Now, this isn't the case everywhere in Bali.  There are still places so remote that you cannot walk to a cafe at all or even get a taxi to come pick you up and there are places that have more sidewalks in areas that are a bit more commercially developed and have made a dedicated community effort to encourage walking traffic for retail stores and resorts.  However, retail stores and resorts also means there are more people using those sidewalks as well, so then it's about dodging people and the canang sari spiritual offerings laid out on sidewalks and holiday poles rather than cars.
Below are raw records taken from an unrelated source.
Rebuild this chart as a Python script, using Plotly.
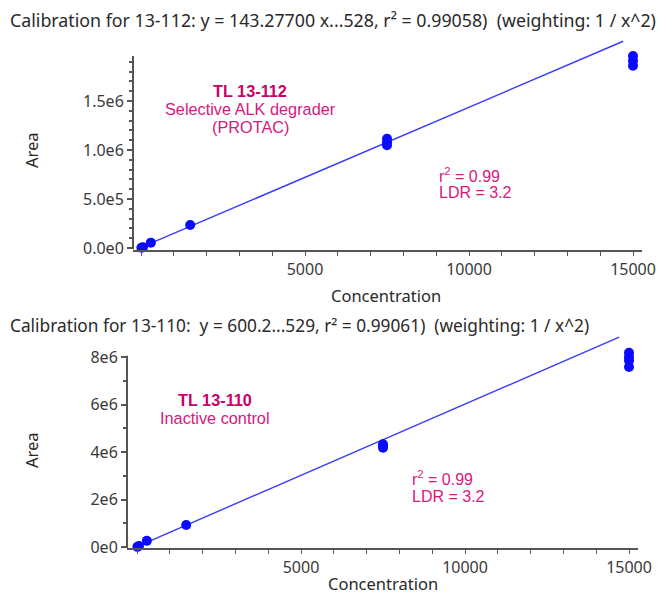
import plotly.graph_objects as go

# ---- data ----
conc_a = [12, 60, 300, 1500, 7500, 7500, 7500, 15000, 15000, 15000]
area_a = [2.0e3, 9.0e3, 5.5e4, 2.35e5, 1.05e6, 1.08e6, 1.115e6, 1.86e6, 1.91e6, 1.96e6]
fit_x_a = [0, 14700]
fit_y_a = [6.0e3, 2.11e6]

conc_b = [12, 60, 300, 1500, 7500, 7500, 7500, 15000, 15000, 15000, 15000]
area_b = [7.0e3, 4.0e4, 2.6e5, 9.3e5, 4.18e6, 4.25e6, 4.33e6, 7.58e6, 7.85e6, 8.0e6, 8.18e6]
fit_x_b = [0, 14700]
fit_y_b = [2.0e4, 8.84e6]

x_ticks = [5000, 10000, 15000]
x_ticklabels = ["5000", "10000", "15000"]
y_ticks_a = [0, 5e5, 1e6, 1.5e6]
y_ticklabels_a = ["0.0e0", "5.0e5", "1.0e6", "1.5e6"]
y_ticks_b = [0, 2e6, 4e6, 6e6, 8e6]
y_ticklabels_b = ["0e0", "2e6", "4e6", "6e6", "8e6"]

title_a = "Calibration for 13-112: y = 143.27700 x...528, r² = 0.99058)\u00a0\u00a0(weighting: 1 / x^2)"
title_b = "Calibration for 13-110:\u00a0 y = 600.2...529, r² = 0.99061)\u00a0\u00a0(weighting: 1 / x^2)"

W, H = 668, 601
LINE = "#3a3aff"
MARK = "#0a0aff"
AXC = "#555555"
TICKC = "#3a3a3a"
TXTC = "#2a2a2a"
PINK = "#d8177e"
PINK_B = "#c8006a"
TXT = "Noto Sans"
ARIAL = "Liberation Sans"

fig = go.Figure()

fig.add_trace(go.Scatter(x=fit_x_a, y=fit_y_a, mode="lines", line=dict(color=LINE, width=1.4),
                         xaxis="x", yaxis="y", showlegend=False, hoverinfo="skip"))
fig.add_trace(go.Scatter(x=conc_a, y=area_a, mode="markers", marker=dict(color=MARK, size=10),
                         xaxis="x", yaxis="y", showlegend=False, cliponaxis=False))
fig.add_trace(go.Scatter(x=fit_x_b, y=fit_y_b, mode="lines", line=dict(color=LINE, width=1.4),
                         xaxis="x2", yaxis="y2", showlegend=False, hoverinfo="skip"))
fig.add_trace(go.Scatter(x=conc_b, y=area_b, mode="markers", marker=dict(color=MARK, size=10),
                         xaxis="x2", yaxis="y2", showlegend=False, cliponaxis=False))

def px_x(p):
    return p / W

def px_y(p):
    return 1 - p / H

xaxis_common = dict(showgrid=False, zeroline=False, showline=True, linecolor=AXC, linewidth=2,
                    ticks="outside", ticklen=4, tickcolor=AXC, tickwidth=1,
                    tickvals=x_ticks, ticktext=x_ticklabels, automargin=False,
                    tickfont=dict(family=TXT, size=16, color=TICKC),
                    minor=dict(dtick=1000, tick0=0, ticks="outside", ticklen=4, tickcolor=AXC, showgrid=False))

yaxis_common = dict(showgrid=False, zeroline=False, showline=False, automargin=False,
                    ticks="outside", ticklen=5, tickcolor=AXC, tickwidth=1.5,
                    tickfont=dict(family=TXT, size=16, color=TICKC))

fig.update_layout(
    width=W, height=H, autosize=False,
    margin=dict(l=0, r=0, t=0, b=0, pad=0, autoexpand=False),
    paper_bgcolor="white", plot_bgcolor="white",
    xaxis=dict(domain=[px_x(133), px_x(642)], range=[-244, 15274], anchor="y", **xaxis_common),
    yaxis=dict(domain=[px_y(249.5), px_y(39.3)], range=[-1.5e4, 2.13e6], anchor="x",
               tickvals=y_ticks_a, ticktext=y_ticklabels_a,
               minor=dict(tickvals=[i * 1e5 for i in range(1, 20) if i % 5], ticks="outside",
                          ticklen=3, tickcolor=AXC, showgrid=False),
               **yaxis_common),
    xaxis2=dict(domain=[px_x(127), px_x(638)], range=[-305, 15274], anchor="y2", **xaxis_common),
    yaxis2=dict(domain=[px_y(548.2), px_y(334.5)], range=[-5e4, 8.95e6], anchor="x2",
                tickvals=y_ticks_b, ticktext=y_ticklabels_b,
                minor=dict(tickvals=[1e6, 3e6, 5e6, 7e6], ticks="outside",
                           ticklen=3, tickcolor=AXC, showgrid=False),
                **yaxis_common),
)

# y axis lines (ending below the top of the plotting area, as in the reference)
fig.add_shape(type="line", xref="x domain", yref="y", x0=0, x1=0, y0=-1.5e4, y1=1.96e6,
              line=dict(color=AXC, width=2))
fig.add_shape(type="line", xref="x2 domain", yref="y2", x0=0, x1=0, y0=-5e4, y1=8.05e6,
              line=dict(color=AXC, width=2))

ann = []

def text(t, x, y, size, color, family=TXT, xanchor="center", angle=0):
    ann.append(dict(text=t, xref="paper", yref="paper", x=px_x(x), y=px_y(y),
                    xanchor=xanchor, yanchor="middle", textangle=angle, showarrow=False,
                    font=dict(family=family, size=size, color=color)))

# chart titles
text(title_a, 8, 20, 17.8, TXTC, xanchor="left")
text(title_b, 8, 325, 17.3, TXTC, xanchor="left")
# axis titles
text("Area", 31, 150, 16.5, TXTC, angle=-90)
text("Area", 31, 450, 16.5, TXTC, angle=-90)
text("Concentration", 386, 295, 16.5, TXTC)
text("Concentration", 383, 583, 16.5, TXTC)
# compound labels
text("<b>TL 13-112</b>", 250, 91, 16.3, PINK_B, family=ARIAL)
text("Selective ALK degrader", 250, 109, 16.3, PINK, family=ARIAL)
text("(PROTAC)", 250, 127, 16.3, PINK, family=ARIAL)
text("r<sup>2</sup> = 0.99", 437, 175, 16, PINK, family=ARIAL, xanchor="left")
text("LDR = 3.2", 437, 193, 16, PINK, family=ARIAL, xanchor="left")
text("<b>TL 13-110</b>", 215, 400, 16.3, PINK_B, family=ARIAL)
text("Inactive control", 215, 418, 16.3, PINK, family=ARIAL)
text("r<sup>2</sup> = 0.99", 410, 478, 16, PINK, family=ARIAL, xanchor="left")
text("LDR = 3.2", 410, 496, 16, PINK, family=ARIAL, xanchor="left")
fig.update_layout(annotations=ann)

fig.write_html("out.html", config={"displayModeBar": False, "responsive": False},
               post_script="document.body.style.margin='0';document.body.style.overflow='hidden';")
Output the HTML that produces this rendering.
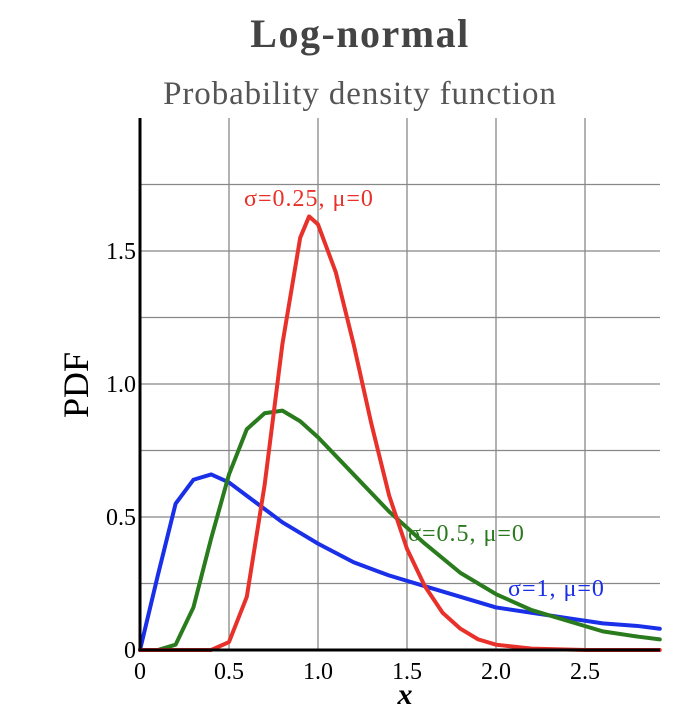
<!DOCTYPE html>
<html><head><meta charset="utf-8"><style>
body{margin:0;background:#fff;width:698px;height:722px;overflow:hidden}
text{font-family:"Liberation Serif",serif}
</style></head><body>
<svg id="chart" width="698" height="722" xmlns="http://www.w3.org/2000/svg">
<text x="360" y="47" text-anchor="middle" font-size="40" font-weight="bold" letter-spacing="1.5" fill="#444">Log-normal</text>
<text x="360" y="104" text-anchor="middle" font-size="33" letter-spacing="0.9" fill="#555">Probability density function</text>
<g id="grid"></g>
<g id="series"></g>
<g id="axes"></g>
<text transform="translate(88,385) rotate(-90)" text-anchor="middle" font-size="36">PDF</text>
<text x="405" y="704" text-anchor="middle" font-size="30" font-style="italic" font-weight="bold">x</text>
<text x="244" y="206" font-size="24" letter-spacing="1" fill="#e8312a">σ=0.25, μ=0</text>
<text x="408" y="541" font-size="24" letter-spacing="1" fill="#2a7a1e">σ=0.5, μ=0</text>
<text x="508" y="596" font-size="24" letter-spacing="1" fill="#1a2fe8">σ=1, μ=0</text>
</svg>
<script>
const xTicks=[0,0.5,1.0,1.5,2.0,2.5];
const xTickLabels=["0","0.5","1.0","1.5","2.0","2.5"];
const yTicks=[0,0.5,1.0,1.5];
const yTickLabels=["0","0.5","1.0","1.5"];
const yGrid=[0.25,0.5,0.75,1.0,1.25,1.5,1.75];
const xs1=[0,0.1,0.2,0.3,0.4,0.5,0.6,0.7,0.8,0.9,1.0,1.2,1.4,1.6,1.8,2.0,2.2,2.4,2.6,2.8,2.92];
const ys1=[0,0.28,0.55,0.64,0.66,0.63,0.58,0.53,0.48,0.44,0.40,0.33,0.28,0.24,0.20,0.16,0.14,0.12,0.10,0.09,0.08];
const xs2=[0,0.1,0.2,0.3,0.4,0.5,0.6,0.7,0.8,0.9,1.0,1.2,1.4,1.6,1.8,2.0,2.2,2.4,2.6,2.8,2.92];
const ys2=[0,0,0.02,0.16,0.42,0.66,0.83,0.89,0.90,0.86,0.80,0.66,0.52,0.40,0.29,0.21,0.15,0.11,0.07,0.05,0.04];
const xs3=[0,0.4,0.5,0.6,0.7,0.8,0.9,0.95,1.0,1.1,1.2,1.3,1.4,1.5,1.6,1.7,1.8,1.9,2.0,2.2,2.5,2.92];
const ys3=[0,0,0.03,0.2,0.62,1.15,1.55,1.63,1.6,1.42,1.15,0.85,0.58,0.38,0.24,0.14,0.08,0.04,0.02,0.005,0,0];
const X0=140,XS=178,Y0=650,YS=266,XR=660,YT=118;
const sx=v=>X0+v*XS, sy=v=>Y0-v*YS;
const NS="http://www.w3.org/2000/svg";
function mk(tag,parent,attrs){const e=document.createElementNS(NS,tag);for(const k in attrs)e.setAttribute(k,attrs[k]);parent.appendChild(e);return e;}
const grid=document.getElementById('grid'),axes=document.getElementById('axes'),series=document.getElementById('series');
xTicks.forEach((t,i)=>{
 if(t>0){const l=mk('line',grid,{x1:sx(t),x2:sx(t),y1:YT,y2:Y0,stroke:'#888','stroke-width':1.3});
 
 }
 const tx=mk('text',axes,{x:sx(t),y:Y0+29,'text-anchor':'middle','font-size':24});
 tx.textContent=xTickLabels[i];
 
 
});
yGrid.forEach(t=>{const l=mk('line',grid,{x1:X0,x2:XR,y1:sy(t),y2:sy(t),stroke:'#888','stroke-width':1.3});
 
 });
yTicks.forEach((t,i)=>{const tx=mk('text',axes,{x:X0-4,y:sy(t)+8,'text-anchor':'end','font-size':24});
 tx.textContent=yTickLabels[i];
 
 });
function line(xs,ys,c,name){const p=mk('polyline',series,{points:xs.map((x,i)=>sx(x)+','+sy(ys[i])).join(' '),fill:'none',stroke:c,'stroke-width':4,'stroke-linejoin':'round','stroke-linecap':'round'});
 
 }
line(xs1,ys1,'#1a2fe8','line-sigma-1');
line(xs2,ys2,'#2a7a1e','line-sigma-0.5');
line(xs3,ys3,'#e8312a','line-sigma-0.25');
const ya=mk('line',axes,{x1:X0,x2:X0,y1:YT,y2:Y0+1,stroke:'#000','stroke-width':3});


const xa=mk('line',axes,{x1:X0-1,x2:XR,y1:Y0,y2:Y0,stroke:'#000','stroke-width':3});


</script>
</body></html>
After sampling a bit of Denpasar, Ubud and Seminyak this last week, I think the area we chose in Canggu has a nice combination of cafes nearby, small retail businesses, privately owned villas interspersed with rice farms, and just enough beach traffic for us to easily capture a taxi or a gojek if we need it to go elsewhere.  We can even occasionally hear a traditional gamelan orchestra practicing in one of the alleyways nearby, which is a welcome distraction from the sounds of motorbikes while walking around.  For the most part, people in this area like being close to the beach and generally have a more laid-back approach to business and life.



The Canggu and Seminyak beach scene offers a combination of large commercial beach clubs and resorts with high end bars and restaurants, or little tiny beach shacks with a few cushions and umbrellas to sit on between surfing attempts or just for watching the sunset with a drink in hand.  We did decide to make a day of spending time at Finn's VIP Beach Club, and I shared my mixed feelings about the whole experience in the instagram post below, so I won't rehash it those here.  More than anything, it gave us an experience to compare to when it came to just hanging around our quiet villa pool.  The beach club is definitely about the "scene" and a place to be "seen" which is something I enjoyed much more in my 20s than I do in my 40s, but it did give us a place to relax without needing to dodge traffic for lunch or dinner and a place to lean over the edge of calm pool waters while watching the strong ocean surf and sunset with drink service and a DJ pumping out beats.


Having VIP or First Class experiences make me wrestle with what my idea of happiness is.  Does it make me happier to have someone serve me and get me everything I need so I can stay in one cozy place without lifting a finger?  Or does it make me happier to explore freely without anyone attending me, leaving me to find weird quirky things and learning how to negotiate with locals in languages and cultures I don't understand yet?  Luxury is often associated with a certain level of service and attention to detail, but I find that there's a part of luxury that can be somewhat constraining (until it's a lay-flat airline seat, because that is definitely less constraining)!  I think for me, happiness is less about having a luxurious experience and more about experiencing a certain level of freedom.  Freedom of speech, freedom of creativity, freedom of movement, freedom of travel, and freedom of choice.  I know those things make me happy.  Having an exclusive spot where everyone can look at me under a brightly lit VIP marquee?  Meh, that feels a bit more like being in a birdcage.